The Mouse organization has been testing the help-desk training program for the past year and plans to expand it this fall to 30 schools in all five New York boroughs. It's also developing a research effort called Tech Source to provide statistical research on technology-use in New York schools, says Anne Shiva, Mouse's senior director of strategic planning and development.

Mouse also offers job "shadowing" and technology-certification classes. In May, students will participate in a weeklong program at investment firm Salomon Smith Barney, where they'll work alongside help-desk professionals to listen in on calls and solve computer snafus. Mouse also will begin offering computer-service technician certification courses for Mouse Squad students in July.
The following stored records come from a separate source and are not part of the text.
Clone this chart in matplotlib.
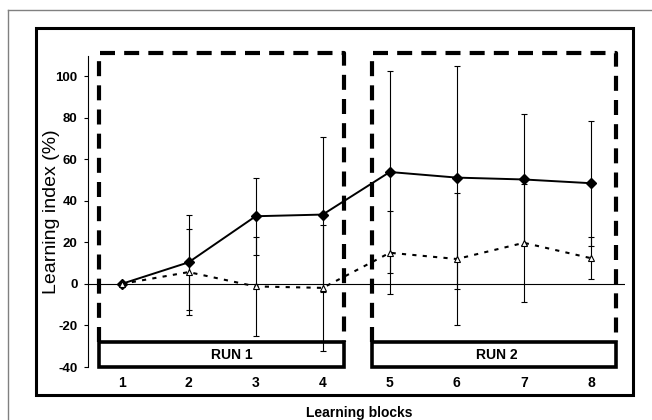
import matplotlib.pyplot as plt
import numpy as np

from matplotlib.figure import Figure
from matplotlib.axes import Axes
from matplotlib.patches import Rectangle
from matplotlib.lines import Line2D

# ------------------------------
# Data
# ------------------------------
blocks: list = [1, 2, 3, 4, 5, 6, 7, 8]
solid_mean: list = [0.0, 10.4, 32.6, 33.4, 53.9, 51.2, 50.3, 48.5]
solid_sd: list = [0.0, 22.8, 18.6, 37.3, 48.8, 53.8, 31.6, 30.1]
dashed_mean: list = [0.0, 5.7, -1.2, -1.9, 15.0, 12.0, 19.8, 12.4]
dashed_sd: list = [0.0, 20.6, 23.7, 30.2, 20.0, 31.7, 28.5, 10.1]
yticks: list = [-40, -20, 0, 20, 40, 60, 80, 100]
run_labels: list = ["RUN 1", "RUN 2"]

# box extents in data units (x0, x1)
run_spans: list = [(0.67, 4.31), (4.73, 8.37)]
run_text_x: list = [2.64, 6.6]


def px_x(p: float) -> float:
    return p / 652.0


def px_y(p: float) -> float:
    return 1.0 - p / 420.0


# ------------------------------
# Define Figure & Axes
# ------------------------------
plt.rcParams["font.family"] = ["Liberation Sans", "DejaVu Sans"]
fig: Figure = plt.figure(figsize=(6.52, 4.2), dpi=100)
ax: Axes = fig.add_axes([px_x(88), px_y(367), (624.5 - 88) / 652, (367 - 55.5) / 420])

ax.set_xlim(0.5, 8.5)
ax.set_ylim(-40, 110)
for side in ["top", "right", "bottom"]:
    ax.spines[side].set_visible(False)
ax.spines["left"].set_linewidth(0.8)
ax.set_yticks(yticks)
ax.set_yticklabels([str(t) for t in yticks], fontweight="bold", fontsize=9.5)
ax.set_xticks(blocks)
ax.set_xticklabels([str(b) for b in blocks], fontweight="bold", fontsize=10)
ax.tick_params(axis="y", direction="out", length=3, width=0.8, pad=4.5)
ax.tick_params(axis="x", length=0, pad=6.5)
ax.axhline(0, color="black", linewidth=0.8, zorder=2)

# ------------------------------
# Run boxes
# ------------------------------
for (x0, x1), label, tx in zip(run_spans, run_labels, run_text_x):
    ax.plot([x0, x0, x1, x1], [-28.0, 111.2, 111.2, -28.0], color="black",
            linewidth=3.0, linestyle=(0, (3.6, 2.2)), clip_on=False, zorder=1,
            solid_capstyle="butt", dash_capstyle="butt")
    ax.add_patch(Rectangle((x0, -40.0), x1 - x0, 11.8, facecolor="white",
                           edgecolor="black", linewidth=2.6, clip_on=False, zorder=1.5))
    ax.text(tx, -34.3, label, ha="center", va="center", fontweight="bold",
            fontsize=10, zorder=1.6)

# ------------------------------
# Plot series
# ------------------------------
ax.errorbar(blocks, solid_mean, yerr=solid_sd, fmt="none", ecolor="black",
            elinewidth=0.8, capsize=2.5, capthick=0.8, zorder=3)
ax.errorbar(blocks, dashed_mean, yerr=dashed_sd, fmt="none", ecolor="black",
            elinewidth=0.8, capsize=2.5, capthick=0.8, zorder=3)
ax.plot(blocks, solid_mean, color="black", linewidth=1.4, marker="D",
        markersize=5, markerfacecolor="black", zorder=4)
ax.plot(blocks, dashed_mean, color="black", linewidth=1.5, linestyle=(0, (2, 3)),
        marker="^", markersize=4.5, markerfacecolor="white", markeredgewidth=0.8,
        zorder=5)

# ------------------------------
# Labels & frames
# ------------------------------
fig.text(px_x(52), px_y(212), "Learning index (%)", rotation=90, ha="center",
         va="center", fontsize=14)
fig.text(px_x(359), px_y(416.5), "Learning blocks", ha="center", va="baseline",
         fontweight="bold", fontsize=10)

fig.add_artist(Rectangle((px_x(36), px_y(395)), (633 - 36) / 652, (395 - 28) / 420,
                         transform=fig.transFigure, fill=False, edgecolor="black",
                         linewidth=2.2))
fig.add_artist(Line2D([px_x(8), 1.0], [px_y(10), px_y(10)], transform=fig.transFigure,
                      color="#808080", linewidth=1.0))
fig.add_artist(Line2D([px_x(8), px_x(8)], [px_y(10), 0.0], transform=fig.transFigure,
                      color="#808080", linewidth=1.0))

# ------------------------------
# Save figure
# ------------------------------
fig.savefig("out.png", dpi=100)
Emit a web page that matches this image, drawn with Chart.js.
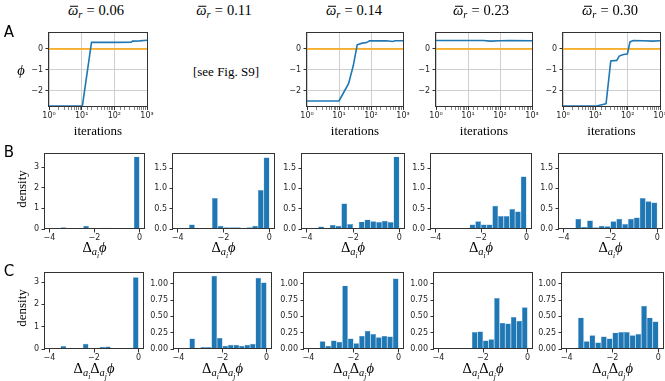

Adama Conteh, a 10th grader at Park East, got introduced to technology through Mouse Squad. "When I was back home in Sierra Leone, I never had access to a computer," she says. Now, Conteh boasts of fixing memory problems and updating computers. Conteh aspires to become a doctor, but other members of the team are using the Mouse Squad as a steppingstone to IT careers.

Alex Concepcion, 16, who counts installing Linux on an older machine as his latest achievement, wants to be a computer programmer. And group leader Suedass, a 17-year-old from Guyana, plans to be an entrepreneur and launch a computer-maintenance company this summer and a graphic-design company later on. Says Suedass, "I'm mostly into the hands-on, get-inside-of-the-computer kind of job."